In a nutshell, Grid Computing is a way to distribute your computations across multiple computers (nodes). However, even JMS does that, but JMS is not a grid computing product - it's a messaging protocol. To correctly classify Grid Computing products we have to split them into 2 categories: Compute Grids and Data Grids.
Compute Grids allow you to take a computation, optionally split it into multiple parts, and execute them on different grid nodes in parallel. The obvious benefit here is that your computation will perform faster as it now can use resources from all grid nodes in parallel. One of the most common design patterns for parallel execution is MapReduce. However, Compute Grids are useful even if you don't need to split your computation - they help you improve overall scalability and fault-tolerance of your system by offloading your computations onto most available nodes. Some of the "must have" Compute Grid features are:
- Automatic Deployment - allows for automatic deployment of classes and resources onto grid without any extra steps from user. This feature alone provides one of the largest productivity boosts in distributed systems. Users usually are able to simply execute a task from one grid node and as task execution penetrates the grid, all classes and resources are also automatically deployed.
- Topology Resolution - allows to provision nodes based on any node characteristic or user-specific configuration. For example, you can decide to only include Linux nodes for execution, or to only include a certain group of nodes within certain time window. You should also be able to choose all nodes with CPU loaded, say, under 50% that have more than 2GB of available Heap memory.
- Collision Resolution - allows users to control which jobs get executed, which jobs get rejected, how many jobs can be executed in parallel, order of overall execution, etc.
- Load Balancing - allows to balance properly balance your system load within grid. Usually range of load balancing policies varies within products. Some of the most common ones are Round Robin, Random, or Adaptive.
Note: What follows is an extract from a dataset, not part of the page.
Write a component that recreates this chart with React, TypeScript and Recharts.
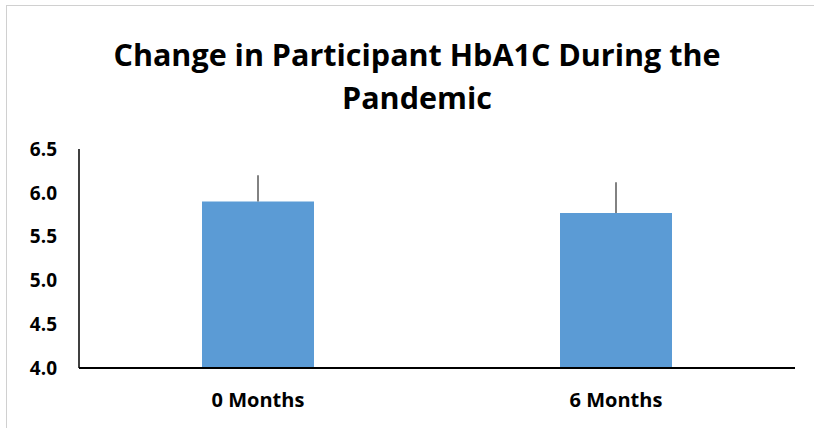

More advanced vendors also provide Affinity Load Balancing where grid jobs always end up on the same node based on job's affinity key. This policy works well with Data Grids described below.
- Fail-over - grid jobs should automatically fail-over onto other nodes in case of node crash or some other job failure.
- Data Grid Integration - it is important that Compute Grid are able to natively integrate with Data Grids as quite often businesses will need both, computational and data features working within same application.
Some Compute Grid vendors:
GridGain - Professional Open Source
JPPF - Open Source
Data Grids allow you to distribute your data across the grid. Most of us are used to the term Distributed Cache rather than Data Grid (data grid does sound more savvy though). The main goal of Data Grid is to provide as much data as possible from memory on every grid node and to ensure data coherency. Some of the important Data Grid features include:
- Data Replication - all data is fully replicated to all nodes in the grid. This strategy consumes the most resources, however it is the most effective solution for Read-Mostly scenarios, as data is available everywhere for immediate access.
- Data Invalidation - in this scenario, nodes load data on demand. Whenever data changes on one of the nodes, then the same data on all other nodes is purged (invalidated). Then this data will be loaded on-demand the next time it is accessed.
- Distributed Transactions - transactions are required to ensure Data Coherency. Cache updates must work just like database updates - whenever an update failed, then the whole transaction must be rolled back. Most Data Grid support various Transaction Policies, such as Read Committed, Write Committed, Serializable, etc...
- Data Backups - useful for fail-over. Some Data Grid products provide ability to assign backup nodes for the data. This way whenever a node crashes, the data is immediately available from another node.
- Data Affinity/Partitioning - data affinity allows you to split/partition your whole data set into multiple subsets and assign every subset to a grid node. In the purest form, data is not replicated between nodes at all, every node is only responsible for it's own subset of data. However, various Data Grid products may provide different flavors of Data Affinity, such as replication only to back up nodes for example.
Data Affinity is one of the more advanced features, and is not provided by every vendor. To my knowledge, out of commercial vendors Oracle Coherence and GemStone have it (there may be others). In Professional Open Source space you can take a look at combination of GridGain With Affinity Load Balancing and JBossCache.
Oracle Coherence - Commercial
GemStone - Commercial
GigaSpaces - Commercial
JBossCache - Professional Open Source
EhCache - Open Source